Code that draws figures
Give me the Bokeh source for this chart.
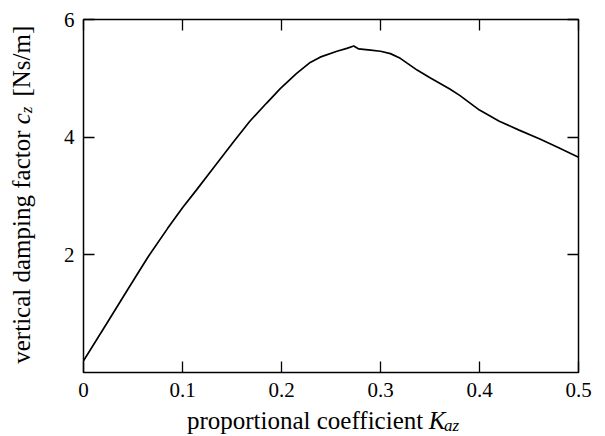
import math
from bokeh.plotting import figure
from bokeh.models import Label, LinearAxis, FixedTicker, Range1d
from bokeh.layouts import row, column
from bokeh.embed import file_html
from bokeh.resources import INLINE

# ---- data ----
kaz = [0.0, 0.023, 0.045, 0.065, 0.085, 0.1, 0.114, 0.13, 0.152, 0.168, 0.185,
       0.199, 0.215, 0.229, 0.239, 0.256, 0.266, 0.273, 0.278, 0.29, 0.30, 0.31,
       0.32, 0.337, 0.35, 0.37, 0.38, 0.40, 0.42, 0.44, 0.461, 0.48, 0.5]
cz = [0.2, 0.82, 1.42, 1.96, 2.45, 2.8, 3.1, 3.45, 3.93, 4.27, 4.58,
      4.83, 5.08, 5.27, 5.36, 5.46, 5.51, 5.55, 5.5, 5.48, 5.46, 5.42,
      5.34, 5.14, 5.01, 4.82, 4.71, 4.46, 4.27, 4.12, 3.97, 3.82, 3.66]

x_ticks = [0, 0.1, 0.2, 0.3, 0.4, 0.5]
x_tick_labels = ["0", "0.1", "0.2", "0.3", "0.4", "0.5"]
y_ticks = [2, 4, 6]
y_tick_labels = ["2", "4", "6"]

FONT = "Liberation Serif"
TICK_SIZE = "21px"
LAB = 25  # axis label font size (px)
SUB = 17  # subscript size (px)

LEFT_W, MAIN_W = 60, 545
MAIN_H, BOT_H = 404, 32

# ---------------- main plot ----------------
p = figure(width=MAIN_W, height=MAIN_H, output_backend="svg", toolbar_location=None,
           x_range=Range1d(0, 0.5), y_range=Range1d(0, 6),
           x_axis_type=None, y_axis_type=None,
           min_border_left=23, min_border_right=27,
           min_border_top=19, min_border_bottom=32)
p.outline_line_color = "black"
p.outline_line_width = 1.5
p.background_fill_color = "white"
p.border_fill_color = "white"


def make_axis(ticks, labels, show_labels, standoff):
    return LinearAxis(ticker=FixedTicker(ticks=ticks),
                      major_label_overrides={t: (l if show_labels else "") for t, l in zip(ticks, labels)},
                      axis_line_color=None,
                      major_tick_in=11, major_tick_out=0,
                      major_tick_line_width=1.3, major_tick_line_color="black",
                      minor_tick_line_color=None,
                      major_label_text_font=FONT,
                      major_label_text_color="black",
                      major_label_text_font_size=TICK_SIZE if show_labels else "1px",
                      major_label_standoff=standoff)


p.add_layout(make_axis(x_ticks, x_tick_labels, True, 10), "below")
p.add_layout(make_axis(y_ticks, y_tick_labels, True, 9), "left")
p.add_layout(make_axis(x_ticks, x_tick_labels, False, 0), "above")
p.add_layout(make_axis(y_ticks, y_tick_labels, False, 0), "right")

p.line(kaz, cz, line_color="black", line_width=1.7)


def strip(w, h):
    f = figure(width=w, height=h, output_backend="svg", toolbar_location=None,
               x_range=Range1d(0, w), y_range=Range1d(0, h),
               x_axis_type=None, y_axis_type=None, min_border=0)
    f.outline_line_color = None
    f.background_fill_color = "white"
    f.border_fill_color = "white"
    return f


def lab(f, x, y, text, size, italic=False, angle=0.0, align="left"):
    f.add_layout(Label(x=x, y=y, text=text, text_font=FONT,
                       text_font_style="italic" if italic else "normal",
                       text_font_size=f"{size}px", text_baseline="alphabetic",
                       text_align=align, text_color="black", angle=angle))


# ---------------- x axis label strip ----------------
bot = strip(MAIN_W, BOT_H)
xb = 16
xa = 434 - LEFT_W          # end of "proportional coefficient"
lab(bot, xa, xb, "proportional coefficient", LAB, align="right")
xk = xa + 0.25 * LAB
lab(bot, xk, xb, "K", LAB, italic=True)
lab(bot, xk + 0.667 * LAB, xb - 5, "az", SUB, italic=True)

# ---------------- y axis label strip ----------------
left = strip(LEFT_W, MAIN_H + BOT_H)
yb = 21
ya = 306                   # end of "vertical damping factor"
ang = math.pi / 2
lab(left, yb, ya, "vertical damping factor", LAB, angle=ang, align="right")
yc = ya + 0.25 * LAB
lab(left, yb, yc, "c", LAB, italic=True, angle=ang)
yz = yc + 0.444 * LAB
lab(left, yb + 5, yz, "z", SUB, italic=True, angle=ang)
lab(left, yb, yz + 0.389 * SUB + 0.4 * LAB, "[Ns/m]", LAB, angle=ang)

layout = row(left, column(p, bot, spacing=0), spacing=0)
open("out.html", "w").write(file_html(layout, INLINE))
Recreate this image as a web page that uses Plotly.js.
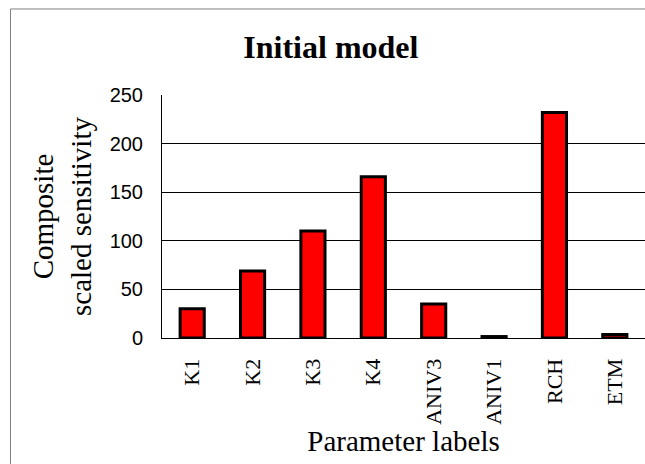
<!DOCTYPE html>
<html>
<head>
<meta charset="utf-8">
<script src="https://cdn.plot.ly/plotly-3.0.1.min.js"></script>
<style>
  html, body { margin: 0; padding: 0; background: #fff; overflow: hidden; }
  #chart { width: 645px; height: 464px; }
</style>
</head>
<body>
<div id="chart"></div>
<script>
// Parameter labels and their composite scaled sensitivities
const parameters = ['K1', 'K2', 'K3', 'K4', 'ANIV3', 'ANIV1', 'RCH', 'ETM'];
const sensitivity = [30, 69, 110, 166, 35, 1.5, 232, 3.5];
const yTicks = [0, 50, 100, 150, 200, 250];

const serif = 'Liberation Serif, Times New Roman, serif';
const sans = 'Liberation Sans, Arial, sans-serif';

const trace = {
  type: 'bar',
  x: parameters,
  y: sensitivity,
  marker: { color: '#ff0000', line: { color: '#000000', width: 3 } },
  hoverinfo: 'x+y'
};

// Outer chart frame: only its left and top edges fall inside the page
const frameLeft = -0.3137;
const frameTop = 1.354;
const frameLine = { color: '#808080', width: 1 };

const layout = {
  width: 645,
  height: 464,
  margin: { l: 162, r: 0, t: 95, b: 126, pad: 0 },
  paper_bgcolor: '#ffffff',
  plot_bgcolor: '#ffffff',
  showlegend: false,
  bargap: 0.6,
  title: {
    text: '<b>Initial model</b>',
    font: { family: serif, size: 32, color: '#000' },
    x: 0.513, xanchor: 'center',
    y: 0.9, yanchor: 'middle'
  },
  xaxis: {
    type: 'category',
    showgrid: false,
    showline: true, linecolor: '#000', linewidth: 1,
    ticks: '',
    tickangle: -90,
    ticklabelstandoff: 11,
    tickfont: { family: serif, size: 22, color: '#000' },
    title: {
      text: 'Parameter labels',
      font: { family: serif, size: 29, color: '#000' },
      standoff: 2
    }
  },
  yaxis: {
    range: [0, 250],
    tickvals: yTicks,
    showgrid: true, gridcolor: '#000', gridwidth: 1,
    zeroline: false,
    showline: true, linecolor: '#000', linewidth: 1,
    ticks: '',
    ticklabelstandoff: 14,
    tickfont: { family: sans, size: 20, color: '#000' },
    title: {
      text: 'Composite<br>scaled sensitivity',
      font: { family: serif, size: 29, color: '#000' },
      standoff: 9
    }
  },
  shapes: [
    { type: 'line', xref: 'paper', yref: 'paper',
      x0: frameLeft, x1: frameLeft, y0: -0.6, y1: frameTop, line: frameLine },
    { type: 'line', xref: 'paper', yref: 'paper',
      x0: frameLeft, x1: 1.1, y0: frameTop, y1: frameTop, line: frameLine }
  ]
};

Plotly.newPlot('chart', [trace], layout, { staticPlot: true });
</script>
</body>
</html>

Given problem: Repeat the material above verbatim. Leave the pictures behind.

Response below:
Give me the Bokeh source for this chart.
import math
from bokeh.plotting import figure
from bokeh.models import Label, LinearAxis, FixedTicker, Range1d
from bokeh.layouts import row, column
from bokeh.embed import file_html
from bokeh.resources import INLINE

# ---- data ----
kaz = [0.0, 0.023, 0.045, 0.065, 0.085, 0.1, 0.114, 0.13, 0.152, 0.168, 0.185,
       0.199, 0.215, 0.229, 0.239, 0.256, 0.266, 0.273, 0.278, 0.29, 0.30, 0.31,
       0.32, 0.337, 0.35, 0.37, 0.38, 0.40, 0.42, 0.44, 0.461, 0.48, 0.5]
cz = [0.2, 0.82, 1.42, 1.96, 2.45, 2.8, 3.1, 3.45, 3.93, 4.27, 4.58,
      4.83, 5.08, 5.27, 5.36, 5.46, 5.51, 5.55, 5.5, 5.48, 5.46, 5.42,
      5.34, 5.14, 5.01, 4.82, 4.71, 4.46, 4.27, 4.12, 3.97, 3.82, 3.66]

x_ticks = [0, 0.1, 0.2, 0.3, 0.4, 0.5]
x_tick_labels = ["0", "0.1", "0.2", "0.3", "0.4", "0.5"]
y_ticks = [2, 4, 6]
y_tick_labels = ["2", "4", "6"]

FONT = "Liberation Serif"
TICK_SIZE = "21px"
LAB = 25  # axis label font size (px)
SUB = 17  # subscript size (px)

LEFT_W, MAIN_W = 60, 545
MAIN_H, BOT_H = 404, 32

# ---------------- main plot ----------------
p = figure(width=MAIN_W, height=MAIN_H, output_backend="svg", toolbar_location=None,
           x_range=Range1d(0, 0.5), y_range=Range1d(0, 6),
           x_axis_type=None, y_axis_type=None,
           min_border_left=23, min_border_right=27,
           min_border_top=19, min_border_bottom=32)
p.outline_line_color = "black"
p.outline_line_width = 1.5
p.background_fill_color = "white"
p.border_fill_color = "white"


def make_axis(ticks, labels, show_labels, standoff):
    return LinearAxis(ticker=FixedTicker(ticks=ticks),
                      major_label_overrides={t: (l if show_labels else "") for t, l in zip(ticks, labels)},
                      axis_line_color=None,
                      major_tick_in=11, major_tick_out=0,
                      major_tick_line_width=1.3, major_tick_line_color="black",
                      minor_tick_line_color=None,
                      major_label_text_font=FONT,
                      major_label_text_color="black",
                      major_label_text_font_size=TICK_SIZE if show_labels else "1px",
                      major_label_standoff=standoff)


p.add_layout(make_axis(x_ticks, x_tick_labels, True, 10), "below")
p.add_layout(make_axis(y_ticks, y_tick_labels, True, 9), "left")
p.add_layout(make_axis(x_ticks, x_tick_labels, False, 0), "above")
p.add_layout(make_axis(y_ticks, y_tick_labels, False, 0), "right")

p.line(kaz, cz, line_color="black", line_width=1.7)


def strip(w, h):
    f = figure(width=w, height=h, output_backend="svg", toolbar_location=None,
               x_range=Range1d(0, w), y_range=Range1d(0, h),
               x_axis_type=None, y_axis_type=None, min_border=0)
    f.outline_line_color = None
    f.background_fill_color = "white"
    f.border_fill_color = "white"
    return f


def lab(f, x, y, text, size, italic=False, angle=0.0, align="left"):
    f.add_layout(Label(x=x, y=y, text=text, text_font=FONT,
                       text_font_style="italic" if italic else "normal",
                       text_font_size=f"{size}px", text_baseline="alphabetic",
                       text_align=align, text_color="black", angle=angle))


# ---------------- x axis label strip ----------------
bot = strip(MAIN_W, BOT_H)
xb = 16
xa = 434 - LEFT_W          # end of "proportional coefficient"
lab(bot, xa, xb, "proportional coefficient", LAB, align="right")
xk = xa + 0.25 * LAB
lab(bot, xk, xb, "K", LAB, italic=True)
lab(bot, xk + 0.667 * LAB, xb - 5, "az", SUB, italic=True)

# ---------------- y axis label strip ----------------
left = strip(LEFT_W, MAIN_H + BOT_H)
yb = 21
ya = 306                   # end of "vertical damping factor"
ang = math.pi / 2
lab(left, yb, ya, "vertical damping factor", LAB, angle=ang, align="right")
yc = ya + 0.25 * LAB
lab(left, yb, yc, "c", LAB, italic=True, angle=ang)
yz = yc + 0.444 * LAB
lab(left, yb + 5, yz, "z", SUB, italic=True, angle=ang)
lab(left, yb, yz + 0.389 * SUB + 0.4 * LAB, "[Ns/m]", LAB, angle=ang)

layout = row(left, column(p, bot, spacing=0), spacing=0)
open("out.html", "w").write(file_html(layout, INLINE))
Recreate this image as a web page that uses Plotly.js.
<!DOCTYPE html>
<html>
<head>
<meta charset="utf-8">
<script src="https://cdn.plot.ly/plotly-3.0.1.min.js"></script>
<style>
  html, body { margin: 0; padding: 0; background: #fff; overflow: hidden; }
  #chart { width: 645px; height: 464px; }
</style>
</head>
<body>
<div id="chart"></div>
<script>
// Parameter labels and their composite scaled sensitivities
const parameters = ['K1', 'K2', 'K3', 'K4', 'ANIV3', 'ANIV1', 'RCH', 'ETM'];
const sensitivity = [30, 69, 110, 166, 35, 1.5, 232, 3.5];
const yTicks = [0, 50, 100, 150, 200, 250];

const serif = 'Liberation Serif, Times New Roman, serif';
const sans = 'Liberation Sans, Arial, sans-serif';

const trace = {
  type: 'bar',
  x: parameters,
  y: sensitivity,
  marker: { color: '#ff0000', line: { color: '#000000', width: 3 } },
  hoverinfo: 'x+y'
};

// Outer chart frame: only its left and top edges fall inside the page
const frameLeft = -0.3137;
const frameTop = 1.354;
const frameLine = { color: '#808080', width: 1 };

const layout = {
  width: 645,
  height: 464,
  margin: { l: 162, r: 0, t: 95, b: 126, pad: 0 },
  paper_bgcolor: '#ffffff',
  plot_bgcolor: '#ffffff',
  showlegend: false,
  bargap: 0.6,
  title: {
    text: '<b>Initial model</b>',
    font: { family: serif, size: 32, color: '#000' },
    x: 0.513, xanchor: 'center',
    y: 0.9, yanchor: 'middle'
  },
  xaxis: {
    type: 'category',
    showgrid: false,
    showline: true, linecolor: '#000', linewidth: 1,
    ticks: '',
    tickangle: -90,
    ticklabelstandoff: 11,
    tickfont: { family: serif, size: 22, color: '#000' },
    title: {
      text: 'Parameter labels',
      font: { family: serif, size: 29, color: '#000' },
      standoff: 2
    }
  },
  yaxis: {
    range: [0, 250],
    tickvals: yTicks,
    showgrid: true, gridcolor: '#000', gridwidth: 1,
    zeroline: false,
    showline: true, linecolor: '#000', linewidth: 1,
    ticks: '',
    ticklabelstandoff: 14,
    tickfont: { family: sans, size: 20, color: '#000' },
    title: {
      text: 'Composite<br>scaled sensitivity',
      font: { family: serif, size: 29, color: '#000' },
      standoff: 9
    }
  },
  shapes: [
    { type: 'line', xref: 'paper', yref: 'paper',
      x0: frameLeft, x1: frameLeft, y0: -0.6, y1: frameTop, line: frameLine },
    { type: 'line', xref: 'paper', yref: 'paper',
      x0: frameLeft, x1: 1.1, y0: frameTop, y1: frameTop, line: frameLine }
  ]
};

Plotly.newPlot('chart', [trace], layout, { staticPlot: true });
</script>
</body>
</html>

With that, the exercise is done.